Récemment, je pus interviewer un confrère ami, écrivain quelque peu snob, qui autrefois se faisait blanchir à Londres et qui, dépité de n'être plus blanchi que par la censure, dans ses articles assez téméraires, quitta Paris pour s'aller promener en pays scandinaves, en Suisse et ailleurs.

— Eh bien ! lui dis-je, avez-vous respiré une atmosphère de claires vérités, vous êtes-vous senti au contact de réalités sensibles, entrevoyez vous des heures de paix positive, en un mot, vous fut-il possible de séjourner dans des postes de vision et d'écoute supérieurs aux nôtres ?

— Oui et non, dit-il, mais au prix de quelles fatigues ! Ah ! le Vieux-Monde s'est bien modifié ! Vous ne Sauriez croire combien nos vieilles pistes de globe-trotters ont été métamorphosées par ces convulsions européennes. A quel point la vie est partout difficile, onéreuse, amoindrie, resserrée. Le serait à croire que nous sommes encore les moins atteints, si le moment était venu pour nous de constater, de sang-froid, nos avaries et les dépressions qui peuvent suivre.

La terre tout entière, continua t-il, est saoule de la guerre jusqu'à l'éructation. La nausée apparaît sensible dans l'écœurement général. C'est nous, les inconstants Français, après nos flegmatiques copains d'Old Albion, qui tenons peut-être le record du jusqu'au bou-boutisme. Partout ailleurs, c'est l'invocation ardente à la paix. On ferait même des Rogations solennelles pour implorer la Providence qui libérera quelque jour la colombe symbolique au rameau d'olivier.

Partout, l'existence est morne, stérile, dépourvue d'agrément et de riantes perspectives. Les neutres témoignent dans les hautes sphères une indiscutable terreur que la Bochie a su répandre, s'étant montrée, durant quarante- cinq ans, l'ogre, le croquemitaine, l'épouvantail de l'Europe. On y est pusillanime dans ses appréciations. Chez les Scandinaves surtout, il semble que les murs aient des oreilles et que les ambiances aient des yeux, tant chacun s'efface, s'effare et s'effondre avant de se prononcer si timidement que ce soit.

*

* *

— Alors, fis-Je, c'est l'itinéraire aux pays des déconvenues, des expectatives et de l'hypocondrie ; le circulaire désenchanté ?
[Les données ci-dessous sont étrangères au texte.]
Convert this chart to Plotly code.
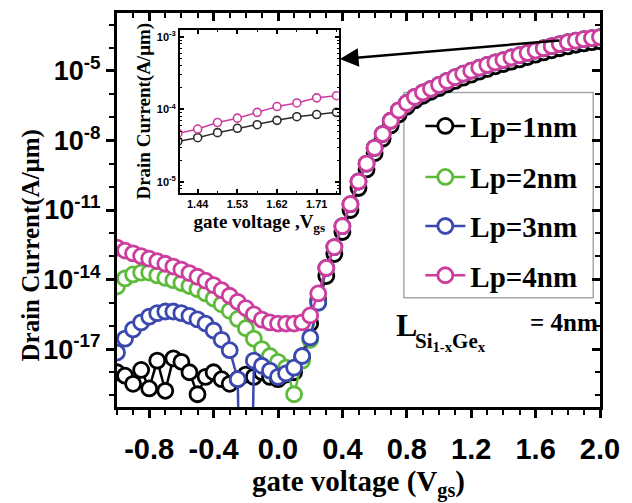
import numpy as np
import plotly.graph_objects as go

# Gate-voltage sweep (V)
vgs = [-1.00, -0.95, -0.90, -0.85, -0.80, -0.75, -0.70, -0.65, -0.60, -0.55,
       -0.50, -0.45, -0.40, -0.35, -0.30, -0.25, -0.20, -0.15, -0.10, -0.05,
       0.00, 0.05, 0.10, 0.15, 0.20, 0.25, 0.30, 0.35, 0.40, 0.45,
       0.50, 0.55, 0.60, 0.65, 0.70, 0.75, 0.80, 0.85, 0.90, 0.95,
       1.00, 1.05, 1.10, 1.15, 1.20, 1.25, 1.30, 1.35, 1.40, 1.45,
       1.50, 1.55, 1.60, 1.65, 1.70, 1.75, 1.80, 1.85, 1.90, 1.95, 2.00]

# Drain current, stored as log10(I / (A/um))
lp1_log = [-18.00, -18.15, -18.50, -17.90, -18.70, -17.50, -18.80, -17.40, -17.55, -18.00,
           -18.95, -18.20, -18.00, -18.30, -18.50, -18.30, -18.10, -18.20, -18.00, -18.20,
           -18.30, -18.10, -18.00, -17.40, -15.90, -14.90, -13.85, -12.90, -11.95, -11.00,
           -10.05, -9.25, -8.55, -7.92, -7.35, -6.88, -6.54, -6.27, -6.07, -5.90,
           -5.74, -5.58, -5.43, -5.29, -5.16, -5.03, -4.91, -4.80, -4.70, -4.60,
           -4.50, -4.40, -4.30, -4.20, -4.11, -4.02, -3.94, -3.87, -3.81, -3.76, -3.72]

lp2_log = [-14.30, -13.95, -13.78, -13.70, -13.70, -13.82, -13.93, -14.03, -14.15, -14.28,
           -14.42, -14.60, -14.82, -15.07, -15.35, -15.70, -16.10, -16.55, -17.00, -17.30,
           -17.55, -17.80, -18.95, -17.50, -16.60, -15.00, -13.50, -12.60, -11.70, -10.75,
           -9.77, -9.00, -8.32, -7.72, -7.15, -6.70, -6.38, -6.12, -5.93, -5.77,
           -5.60, -5.43, -5.27, -5.12, -4.99, -4.86, -4.74, -4.63, -4.53, -4.42,
           -4.32, -4.22, -4.12, -4.02, -3.93, -3.84, -3.76, -3.69, -3.63, -3.58, -3.54]

lp3_log = [-17.15, -16.55, -16.15, -15.85, -15.60, -15.45, -15.38, -15.38, -15.45, -15.57,
           -15.72, -15.90, -16.20, -16.60, -17.05, -18.30, -40.00, -17.50, -17.72, -17.93,
           -18.20, -18.05, -17.80, -17.30, -16.50, -15.00, -13.50, -12.60, -11.70, -10.75,
           -9.77, -9.00, -8.32, -7.72, -7.15, -6.70, -6.38, -6.12, -5.93, -5.77,
           -5.60, -5.43, -5.27, -5.12, -4.99, -4.86, -4.74, -4.63, -4.53, -4.42,
           -4.32, -4.22, -4.12, -4.02, -3.93, -3.84, -3.76, -3.69, -3.63, -3.58, -3.54]

lp4_log = [-12.62, -12.75, -12.87, -12.99, -13.10, -13.21, -13.32, -13.44, -13.57, -13.72,
           -13.88, -14.05, -14.24, -14.46, -14.70, -14.96, -15.23, -15.50, -15.73, -15.85,
           -15.90, -15.90, -15.90, -15.85, -15.55, -14.60, -13.50, -12.60, -11.70, -10.75,
           -9.77, -9.00, -8.32, -7.72, -7.15, -6.70, -6.38, -6.12, -5.93, -5.77,
           -5.60, -5.43, -5.27, -5.12, -4.99, -4.86, -4.74, -4.63, -4.53, -4.42,
           -4.32, -4.22, -4.12, -4.02, -3.93, -3.84, -3.76, -3.69, -3.63, -3.58, -3.54]

# Zoomed high-bias window (inset)
inset_vgs = [1.395, 1.44, 1.485, 1.53, 1.575, 1.62, 1.665, 1.71, 1.755]
inset_lp1_log = [-4.44, -4.39, -4.32, -4.26, -4.21, -4.15, -4.10, -4.07, -4.04]
inset_lp4_log = [-4.33, -4.27, -4.18, -4.12, -4.04, -3.96, -3.91, -3.84, -3.81]

series_names = ["Lp=1nm", "Lp=2nm", "Lp=3nm", "Lp=4nm"]
series_colors = ["#000000", "#5DBB3A", "#3A48B0", "#CC3D9E"]
series_logs = [lp1_log, lp2_log, lp3_log, lp4_log]

x_ticks = [-0.8, -0.4, 0.0, 0.4, 0.8, 1.2, 1.6, 2.0]
y_tick_exps = [-17, -14, -11, -8, -5]
inset_x_ticks = [1.44, 1.53, 1.62, 1.71]
inset_y_tick_exps = [-5, -4, -3]

SERIF = "Liberation Serif"
SANS = "Liberation Sans"

fig = go.Figure()

legend_ids = ["legend", "legend2", "legend3", "legend4"]
for name, color, logs, lid in zip(series_names, series_colors, series_logs, legend_ids):
    fig.add_trace(go.Scatter(
        x=vgs, y=10.0 ** np.array(logs), name=name, mode="lines+markers",
        line=dict(color=color, width=2.5),
        marker=dict(symbol="circle", size=15, color="white",
                    line=dict(color=color, width=2.8)),
        legend=lid,
    ))

# carrier for the mirrored top/right tick axes
fig.add_trace(go.Scatter(x=[], y=[], xaxis="x2", yaxis="y2",
                         showlegend=False, hoverinfo="skip"))

for logs, color in [(inset_lp1_log, "#2b2b2b"), (inset_lp4_log, "#CC3D9E")]:
    fig.add_trace(go.Scatter(
        x=inset_vgs, y=10.0 ** np.array(logs), mode="lines+markers",
        xaxis="x3", yaxis="y3", showlegend=False,
        line=dict(color=color, width=1.5),
        marker=dict(symbol="circle", size=8, color="white",
                    line=dict(color=color, width=1.6)),
    ))

minor_y = [10.0 ** e for e in range(-19, -2)]
inset_minor_y = [m * 10.0 ** e for e in (-6, -5, -4) for m in range(2, 10)]

fig.update_layout(
    width=632, height=503,
    margin=dict(l=117, r=25, t=13, b=89),
    paper_bgcolor="white", plot_bgcolor="white",
    xaxis=dict(
        range=[-1.0, 2.0], showline=True, linecolor="black", linewidth=3,
        ticks="outside", ticklen=8, tickwidth=2.5, tickcolor="black",
        tickvals=x_ticks, ticktext=[f"{v:.1f}" for v in x_ticks],
        tickfont=dict(family=SANS, size=29, color="black", weight="bold"),
        ticklabelstandoff=6,
        minor=dict(ticks="outside", dtick=0.1, tick0=0, ticklen=5, tickwidth=2, tickcolor="black"),
        showgrid=False, zeroline=False,
        title=dict(text="gate voltage (V<sub>gs</sub>)", standoff=6,
                   font=dict(family=SERIF, size=29, color="black", weight="bold")),
    ),
    yaxis=dict(
        type="log", range=[-19.5, -2.5], showline=True, linecolor="black", linewidth=3,
        ticks="outside", ticklen=8, tickwidth=2.5, tickcolor="black",
        tickvals=[10.0 ** e for e in y_tick_exps],
        ticktext=[f"10<sup>{e}</sup>" for e in y_tick_exps],
        tickfont=dict(family=SANS, size=27, color="black", weight="bold"),
        minor=dict(ticks="outside", tickvals=minor_y, ticklen=5, tickwidth=2, tickcolor="black"),
        showgrid=False, zeroline=False,
    ),
    xaxis2=dict(
        overlaying="x", side="top", anchor="y", range=[-1.0, 2.0],
        showline=True, linecolor="black", linewidth=3,
        ticks="inside", ticklen=8, tickwidth=2.5, tickcolor="black",
        tickvals=x_ticks, showticklabels=False,
        minor=dict(ticks="inside", dtick=0.1, tick0=0, ticklen=5, tickwidth=2, tickcolor="black"),
        showgrid=False, zeroline=False,
    ),
    yaxis2=dict(
        overlaying="y", side="right", anchor="x", type="log", range=[-19.5, -2.5],
        showline=True, linecolor="black", linewidth=3,
        ticks="inside", ticklen=8, tickwidth=2.5, tickcolor="black",
        tickvals=[10.0 ** e for e in y_tick_exps], showticklabels=False,
        minor=dict(ticks="inside", tickvals=minor_y, ticklen=5, tickwidth=2, tickcolor="black"),
        showgrid=False, zeroline=False,
    ),
    xaxis3=dict(
        domain=[0.1306, 0.459], anchor="y3", range=[1.40, 1.76],
        showline=True, linecolor="black", linewidth=2, mirror="ticks",
        ticks="inside", ticklen=4, tickwidth=1.5, tickcolor="black",
        tickvals=inset_x_ticks, ticktext=[f"{v:.2f}" for v in inset_x_ticks],
        tickfont=dict(family=SANS, size=11, color="black", weight="bold"),
        minor=dict(ticks="inside", dtick=0.045, tick0=1.44, ticklen=2, tickwidth=1, tickcolor="black"),
        showgrid=False, zeroline=False,
        title=dict(text="gate voltage ,V<sub>gs</sub>", standoff=6,
                   font=dict(family=SERIF, size=19, color="black", weight="bold")),
    ),
    yaxis3=dict(
        domain=[0.5436, 0.9576], anchor="x3", type="log", range=[-5.15, -2.9],
        showline=True, linecolor="black", linewidth=2, mirror="ticks",
        ticks="inside", ticklen=4, tickwidth=1.5, tickcolor="black",
        tickvals=[10.0 ** e for e in inset_y_tick_exps],
        ticktext=[f"10<sup>{e}</sup>" for e in inset_y_tick_exps],
        tickfont=dict(family=SANS, size=11, color="black", weight="bold"),
        minor=dict(ticks="inside", tickvals=inset_minor_y, ticklen=2, tickwidth=1, tickcolor="black"),
        showgrid=False, zeroline=False,
        title=dict(text="Drain Current(A/μm)", standoff=1,
                   font=dict(family=SERIF, size=19, color="black", weight="bold")),
    ),
)

# main y-axis title, placed a little below the axis centre
fig.add_annotation(xref="paper", yref="paper", x=-0.178, y=0.41, textangle=-90,
                   xanchor="center", yanchor="middle", showarrow=False,
                   text="Drain Current(A/μm)",
                   font=dict(family=SERIF, size=25, color="black", weight="bold"))

# one legend per series so the rows can be spaced evenly inside the frame
legend_rows_y = [0.713, 0.5835, 0.459, 0.334]
for lid, ly in zip(legend_ids, legend_rows_y):
    fig.update_layout({lid: dict(
        x=0.628, y=ly, xanchor="left", yanchor="middle", bgcolor="rgba(0,0,0,0)",
        borderwidth=0, itemwidth=40,
        font=dict(family=SERIF, size=29, color="black", weight="bold"),
    )})

fig.add_shape(type="rect", xref="paper", yref="paper", x0=0.594, x1=0.986, y0=0.277, y1=0.798,
              line=dict(color="#a8a8a8", width=1.5), layer="below")

fig.add_annotation(x=0.384, y=-4.49, ax=1.756, ay=-3.68, xref="x", yref="y", axref="x", ayref="y",
                   text="", showarrow=True, arrowhead=2, arrowsize=1.5, arrowwidth=2.5,
                   arrowcolor="black")

fig.add_annotation(xref="paper", yref="paper", x=0.5735, y=0.209, xanchor="left", yanchor="middle",
                   text="L", showarrow=False,
                   font=dict(family=SERIF, size=32, color="black", weight="bold"))
fig.add_annotation(xref="paper", yref="paper", x=0.612, y=0.165, xanchor="left", yanchor="middle",
                   text="Si<sub>1-x</sub>Ge<sub>x</sub>", showarrow=False,
                   font=dict(family=SERIF, size=21, color="black", weight="bold"))
fig.add_annotation(xref="paper", yref="paper", x=0.999, y=0.2145, xanchor="right", yanchor="middle",
                   text="= 4nm", showarrow=False,
                   font=dict(family=SERIF, size=25, color="black", weight="bold"))

fig.write_html("out.html")
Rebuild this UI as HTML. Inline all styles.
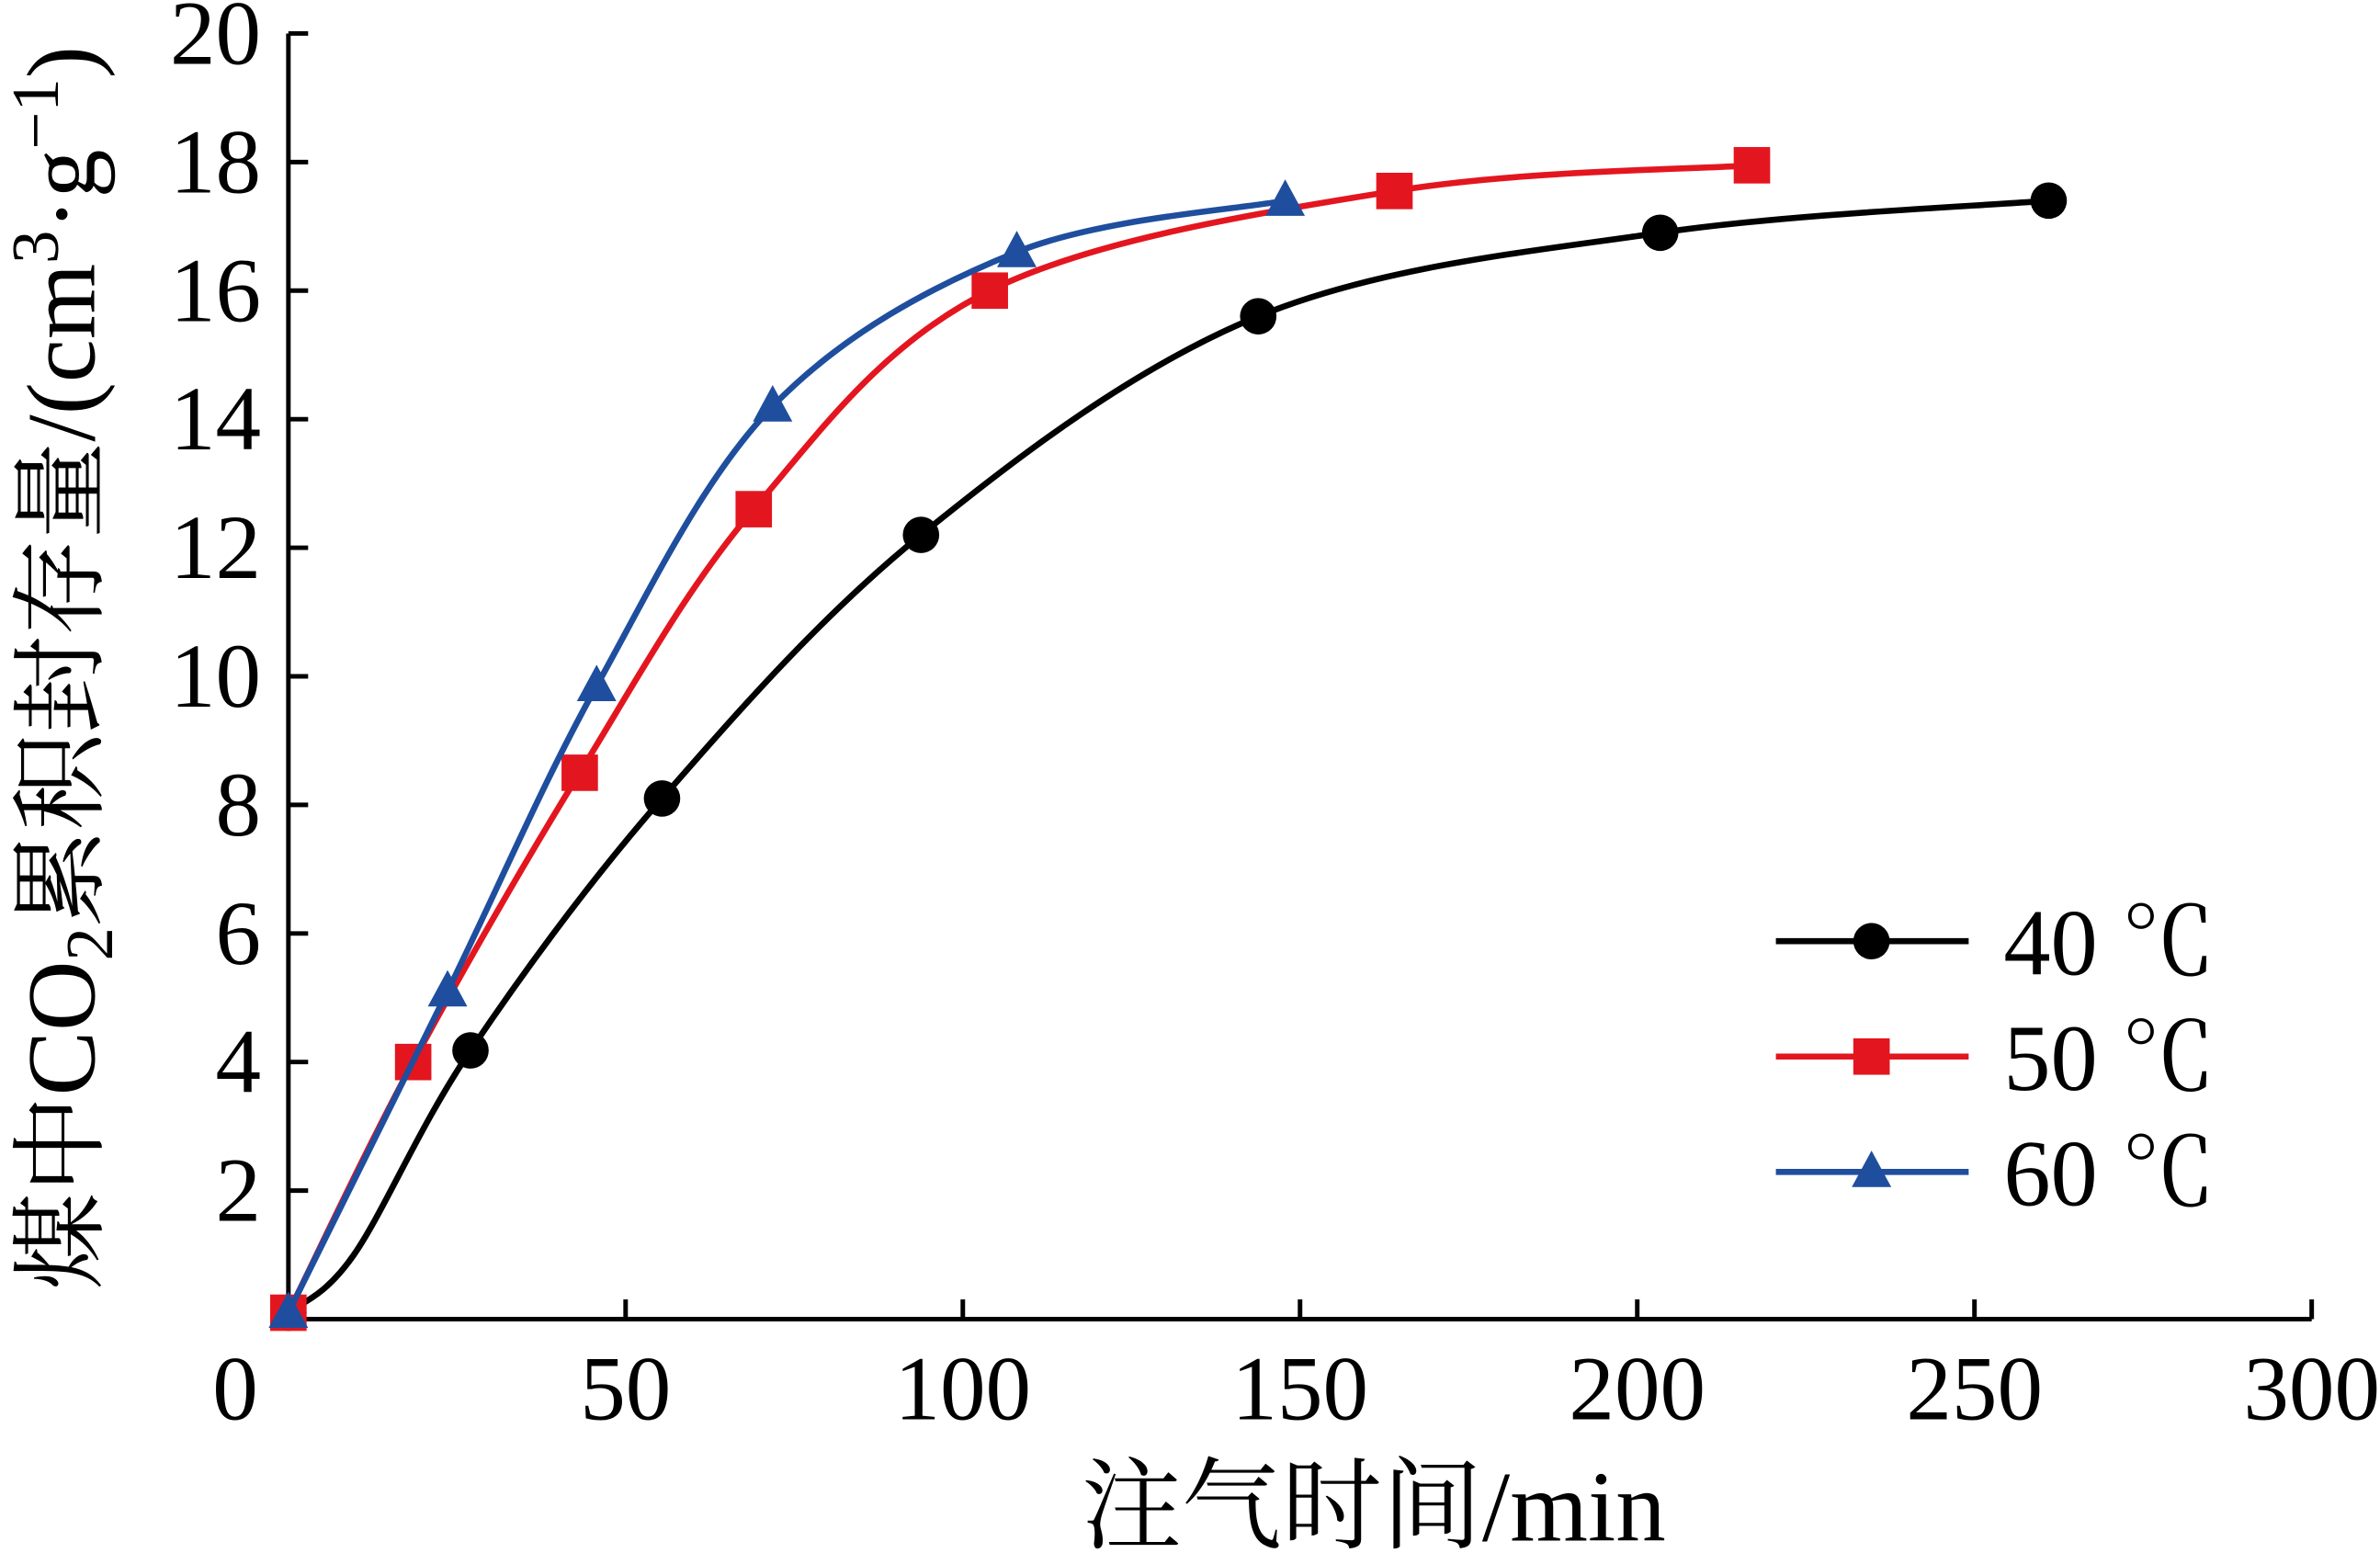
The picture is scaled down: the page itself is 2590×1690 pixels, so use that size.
<!DOCTYPE html>
<html><head><meta charset="utf-8"><style>html,body{margin:0;padding:0;background:#fff}svg{display:block}</style></head>
<body>
<svg id="chart" width="2590" height="1690" viewBox="0 0 1568 1023" xmlns="http://www.w3.org/2000/svg" font-family="'Liberation Serif','Noto Serif CJK SC',serif">
<g id="axes"></g>
<g id="series"></g>
<g id="legend"></g>
</svg>
<script>
const xTicks=[0,50,100,150,200,250,300];
const yTicks=[2,4,6,8,10,12,14,16,18,20];
const seriesNames=["40 ℃","50 ℃","60 ℃"];
const colors=["#000000","#e3161f","#1f4e9e"];
const markers=["circle","square","triangle"];
const x40=[0,9.7,27,55.4,93.8,143.8,203.4,261];
const y40=[0.1,1.0,4.18,8.1,12.2,15.6,16.9,17.4];
const m40=[0,2,3,4,5,6,7];
const x50=[0,18.5,43.2,69,104,164,217];
const y50=[0.1,4.0,8.5,12.6,16.0,17.55,17.95];
const x60=[0,23.6,45.7,71.8,108,147.8];
const y60=[0.1,5.1,9.85,14.2,16.6,17.4];
const NS="http://www.w3.org/2000/svg";
const X=v=>190+v*(1333/300), Y=v=>869-v*(847/20);
function mk(tag,attrs,parent){const e=document.createElementNS(NS,tag);for(const k in attrs)e.setAttribute(k,attrs[k]);parent.appendChild(e);return e;}
const axes=document.getElementById('axes');
let a=mk('path',{d:`M${X(0)},${Y(20)}V${Y(0)}H${X(300)}`,stroke:'#000','stroke-width':3,fill:'none'},axes);


xTicks.forEach(v=>{
 let t=mk('line',{x1:X(v),x2:X(v),y1:Y(0),y2:Y(0)-13,stroke:'#000','stroke-width':3},axes);
 
 
 let l=mk('text',{x:v===0?155:X(v),y:935,'font-size':60,'text-anchor':'middle'},axes);l.textContent=v;
 
 
});
yTicks.forEach(v=>{
 let t=mk('line',{x1:X(0),x2:X(0)+13,y1:Y(v),y2:Y(v),stroke:'#000','stroke-width':3},axes);
 
 
 let l=mk('text',{x:172,y:Y(v)+20,'font-size':60,'text-anchor':'end'},axes);l.textContent=v;
 
 
});
let xt=mk('text',{x:905,y:1015,'font-size':66,'text-anchor':'middle'},axes);xt.textContent='注气时间/min';


let yt=mk('text',{x:0,y:0,'font-size':64,'text-anchor':'middle',transform:'translate(62,440) rotate(-90)'},axes);
yt.innerHTML='煤中CO<tspan font-size="44" dy="12">2</tspan><tspan dy="-12">累积封存量/(cm</tspan><tspan font-size="44" dy="-24">3</tspan><tspan dy="24">·g</tspan><tspan font-size="44" dy="-24">−1</tspan><tspan dy="24">)</tspan>';


function smooth(xs,ys){const p=xs.map((x,i)=>[X(x),Y(ys[i])]);let d=`M${p[0][0]},${p[0][1]}`;
 for(let i=0;i<p.length-1;i++){const p0=p[i-1]||p[i],p1=p[i],p2=p[i+1],p3=p[i+2]||p2;
  const c1=[p1[0]+(p2[0]-p0[0])/6,p1[1]+(p2[1]-p0[1])/6],c2=[p2[0]-(p3[0]-p1[0])/6,p2[1]-(p3[1]-p1[1])/6];
  d+=`C${c1[0]},${c1[1]} ${c2[0]},${c2[1]} ${p2[0]},${p2[1]}`;}return d;}
function marker(type,cx,cy,col,parent){let e;
 if(type==='circle')e=mk('circle',{cx,cy,r:12,fill:col},parent);
 else if(type==='square')e=mk('rect',{x:cx-12,y:cy-12,width:24,height:24,fill:col},parent);
 else e=mk('polygon',{points:`${cx},${cy-14} ${cx-13},${cy+10} ${cx+13},${cy+10}`,fill:col},parent);
 return e;}
const ser=document.getElementById('series');
const data=[[x40,y40,m40],[x50,y50,null],[x60,y60,null]];
data.forEach((s,k)=>{
 let p=mk('path',{d:smooth(s[0],s[1]),stroke:colors[k],'stroke-width':4,fill:'none'},ser);
 
 
 const idx=s[2]||s[0].map((_,i)=>i);
 idx.forEach(i=>{let m=marker(markers[k],X(s[0][i]),Y(s[1][i]),colors[k],ser);
  
  });
});
const leg=document.getElementById('legend');
seriesNames.forEach((n,k)=>{const y=620+k*76;
 let l=mk('line',{x1:1170,x2:1297,y1:y,y2:y,stroke:colors[k],'stroke-width':4},leg);
 
 
 let m=marker(markers[k],1233,y,colors[k],leg);
 
 
 let t=mk('text',{x:1320,y:y+22,'font-size':62},leg);t.textContent=n;
 
 
});
</script>
</body></html>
— A peu près, avec les compensations d'avoir vu, observé, touché de près à des aspects de vérités que le pyrrhoniste le plus épris de doute est bien tenu de prendre en considération. Des lueurs me sont apparues qui valaient bien le déplacement et les tribulations infinies qui ne me furent pas ménagées.

— Et vous croyez à la paix voisine ou lointaine ?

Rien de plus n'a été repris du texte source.